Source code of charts

+ + +

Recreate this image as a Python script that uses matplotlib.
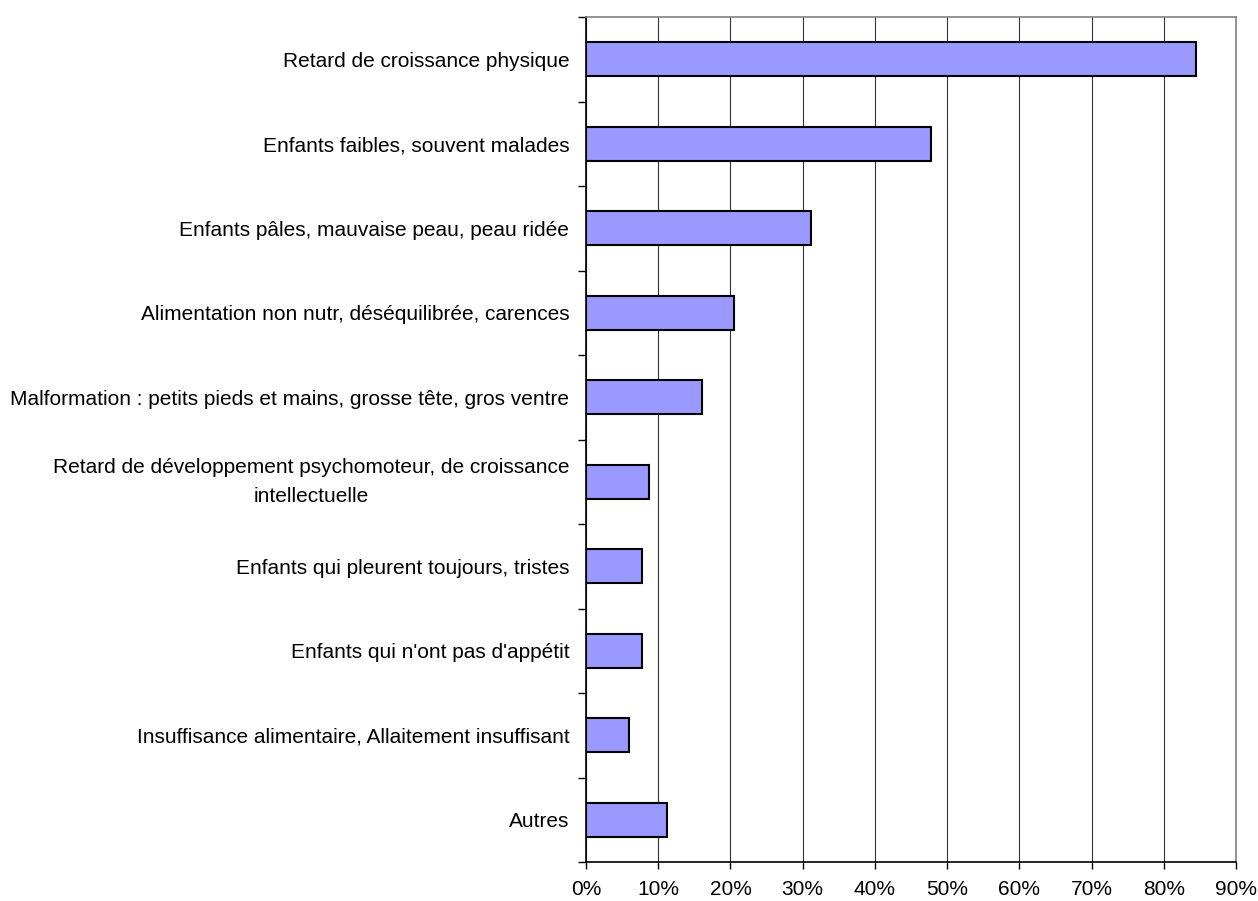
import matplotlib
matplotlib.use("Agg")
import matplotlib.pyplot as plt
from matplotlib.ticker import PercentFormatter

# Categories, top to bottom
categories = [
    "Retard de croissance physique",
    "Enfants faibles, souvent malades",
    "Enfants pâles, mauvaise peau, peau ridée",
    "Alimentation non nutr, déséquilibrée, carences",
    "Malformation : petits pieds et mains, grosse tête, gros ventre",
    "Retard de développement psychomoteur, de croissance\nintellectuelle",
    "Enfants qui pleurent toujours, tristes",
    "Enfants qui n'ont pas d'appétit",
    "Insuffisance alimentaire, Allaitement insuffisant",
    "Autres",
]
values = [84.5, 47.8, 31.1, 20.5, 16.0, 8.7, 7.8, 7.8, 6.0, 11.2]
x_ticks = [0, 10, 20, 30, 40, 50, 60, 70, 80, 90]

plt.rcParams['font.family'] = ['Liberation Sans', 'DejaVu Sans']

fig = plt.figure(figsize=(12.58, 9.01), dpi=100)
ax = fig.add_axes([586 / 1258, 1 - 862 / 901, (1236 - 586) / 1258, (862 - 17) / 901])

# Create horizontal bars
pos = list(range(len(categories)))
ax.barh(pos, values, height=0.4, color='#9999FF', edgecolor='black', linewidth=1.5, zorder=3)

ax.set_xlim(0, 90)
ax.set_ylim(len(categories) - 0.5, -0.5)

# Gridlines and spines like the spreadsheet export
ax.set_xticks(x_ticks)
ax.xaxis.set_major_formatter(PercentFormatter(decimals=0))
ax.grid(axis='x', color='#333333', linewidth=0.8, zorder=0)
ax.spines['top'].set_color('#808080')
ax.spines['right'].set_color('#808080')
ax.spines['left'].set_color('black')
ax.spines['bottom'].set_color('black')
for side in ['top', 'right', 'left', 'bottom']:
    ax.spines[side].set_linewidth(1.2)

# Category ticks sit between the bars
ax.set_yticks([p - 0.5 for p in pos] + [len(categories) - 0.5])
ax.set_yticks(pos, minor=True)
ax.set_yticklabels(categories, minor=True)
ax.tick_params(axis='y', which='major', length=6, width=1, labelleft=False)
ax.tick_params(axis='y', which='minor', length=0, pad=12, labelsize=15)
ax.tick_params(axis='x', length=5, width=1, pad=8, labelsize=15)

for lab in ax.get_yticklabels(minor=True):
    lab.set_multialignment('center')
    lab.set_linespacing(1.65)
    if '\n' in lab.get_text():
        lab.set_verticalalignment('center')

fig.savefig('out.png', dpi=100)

+ + +

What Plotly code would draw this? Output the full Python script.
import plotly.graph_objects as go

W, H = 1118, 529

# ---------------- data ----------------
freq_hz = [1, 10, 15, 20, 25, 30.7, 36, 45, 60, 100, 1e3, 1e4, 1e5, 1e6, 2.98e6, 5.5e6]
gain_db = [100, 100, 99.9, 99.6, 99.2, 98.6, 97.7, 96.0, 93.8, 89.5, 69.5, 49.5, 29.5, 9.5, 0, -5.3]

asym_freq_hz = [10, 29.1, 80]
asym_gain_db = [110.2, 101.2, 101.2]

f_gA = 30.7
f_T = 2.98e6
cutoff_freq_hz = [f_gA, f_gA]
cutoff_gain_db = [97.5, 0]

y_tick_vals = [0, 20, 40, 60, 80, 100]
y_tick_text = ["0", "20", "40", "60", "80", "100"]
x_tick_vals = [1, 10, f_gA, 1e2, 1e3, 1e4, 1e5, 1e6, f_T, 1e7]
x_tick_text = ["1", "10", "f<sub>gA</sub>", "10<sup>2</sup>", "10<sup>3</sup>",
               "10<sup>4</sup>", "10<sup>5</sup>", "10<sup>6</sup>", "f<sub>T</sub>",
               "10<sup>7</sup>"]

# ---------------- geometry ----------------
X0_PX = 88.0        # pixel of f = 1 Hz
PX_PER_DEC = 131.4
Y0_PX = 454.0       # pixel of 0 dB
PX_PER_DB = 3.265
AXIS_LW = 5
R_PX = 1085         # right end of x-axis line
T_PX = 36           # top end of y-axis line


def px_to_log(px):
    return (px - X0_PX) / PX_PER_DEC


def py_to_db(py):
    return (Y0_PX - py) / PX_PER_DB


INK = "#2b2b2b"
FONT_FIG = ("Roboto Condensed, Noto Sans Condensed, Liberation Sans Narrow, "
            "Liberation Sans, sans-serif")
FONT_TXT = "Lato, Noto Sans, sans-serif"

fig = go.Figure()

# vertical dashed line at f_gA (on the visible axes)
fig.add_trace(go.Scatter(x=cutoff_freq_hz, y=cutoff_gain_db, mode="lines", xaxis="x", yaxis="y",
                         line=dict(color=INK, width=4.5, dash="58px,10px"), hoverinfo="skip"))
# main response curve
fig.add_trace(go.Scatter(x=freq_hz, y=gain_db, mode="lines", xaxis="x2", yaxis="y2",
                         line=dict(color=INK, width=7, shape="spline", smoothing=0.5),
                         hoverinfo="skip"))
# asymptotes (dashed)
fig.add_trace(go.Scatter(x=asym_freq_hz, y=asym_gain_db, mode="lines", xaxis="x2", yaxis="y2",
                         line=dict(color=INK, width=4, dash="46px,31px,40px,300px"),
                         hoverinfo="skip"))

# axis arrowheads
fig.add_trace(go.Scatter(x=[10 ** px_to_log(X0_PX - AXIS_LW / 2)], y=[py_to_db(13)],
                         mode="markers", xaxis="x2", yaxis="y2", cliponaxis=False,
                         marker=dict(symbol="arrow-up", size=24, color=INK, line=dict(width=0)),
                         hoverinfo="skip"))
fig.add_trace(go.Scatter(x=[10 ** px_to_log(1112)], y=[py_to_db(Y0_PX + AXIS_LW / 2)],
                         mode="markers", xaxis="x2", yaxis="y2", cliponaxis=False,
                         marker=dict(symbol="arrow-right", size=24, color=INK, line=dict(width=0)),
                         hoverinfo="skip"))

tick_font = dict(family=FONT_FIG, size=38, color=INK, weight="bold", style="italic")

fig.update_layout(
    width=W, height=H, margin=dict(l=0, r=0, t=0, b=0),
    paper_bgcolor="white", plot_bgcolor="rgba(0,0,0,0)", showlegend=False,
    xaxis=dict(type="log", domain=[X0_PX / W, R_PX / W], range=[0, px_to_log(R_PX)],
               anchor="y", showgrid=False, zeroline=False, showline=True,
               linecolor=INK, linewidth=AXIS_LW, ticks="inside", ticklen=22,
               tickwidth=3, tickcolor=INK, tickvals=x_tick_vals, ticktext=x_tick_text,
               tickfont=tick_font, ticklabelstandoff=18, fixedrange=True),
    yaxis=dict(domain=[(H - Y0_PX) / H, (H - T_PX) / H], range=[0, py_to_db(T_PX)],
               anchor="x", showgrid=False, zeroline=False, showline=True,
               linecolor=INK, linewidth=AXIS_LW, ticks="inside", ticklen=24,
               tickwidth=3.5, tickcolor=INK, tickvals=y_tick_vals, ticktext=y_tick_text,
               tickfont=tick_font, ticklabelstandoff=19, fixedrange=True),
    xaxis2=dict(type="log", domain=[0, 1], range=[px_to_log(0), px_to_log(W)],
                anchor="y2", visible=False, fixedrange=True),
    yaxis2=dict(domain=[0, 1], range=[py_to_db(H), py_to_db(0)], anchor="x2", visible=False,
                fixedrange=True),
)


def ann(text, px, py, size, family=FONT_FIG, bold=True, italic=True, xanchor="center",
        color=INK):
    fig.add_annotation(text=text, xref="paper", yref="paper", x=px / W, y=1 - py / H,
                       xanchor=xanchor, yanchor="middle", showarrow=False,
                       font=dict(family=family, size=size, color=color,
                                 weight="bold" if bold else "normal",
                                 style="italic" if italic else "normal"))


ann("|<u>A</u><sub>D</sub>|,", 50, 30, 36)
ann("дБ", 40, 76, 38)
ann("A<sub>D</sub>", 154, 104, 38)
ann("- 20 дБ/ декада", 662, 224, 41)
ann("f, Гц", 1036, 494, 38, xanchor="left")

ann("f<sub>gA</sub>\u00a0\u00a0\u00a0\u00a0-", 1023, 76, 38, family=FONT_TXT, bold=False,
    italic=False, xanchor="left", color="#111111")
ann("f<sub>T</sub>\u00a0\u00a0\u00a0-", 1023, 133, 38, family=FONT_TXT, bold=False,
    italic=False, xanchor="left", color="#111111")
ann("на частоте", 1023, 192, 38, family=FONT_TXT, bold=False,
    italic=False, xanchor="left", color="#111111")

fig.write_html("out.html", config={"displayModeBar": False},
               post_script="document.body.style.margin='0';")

+ + +

WORK INSTRUCTIONS
Reproduce exactly the lines from the line with "What Plotly code" to the line with "W, H = 1118, 529", both end lines included.

SOLUTION TO THE PROBLEM
What Plotly code would draw this? Output the full Python script.
import plotly.graph_objects as go

W, H = 1118, 529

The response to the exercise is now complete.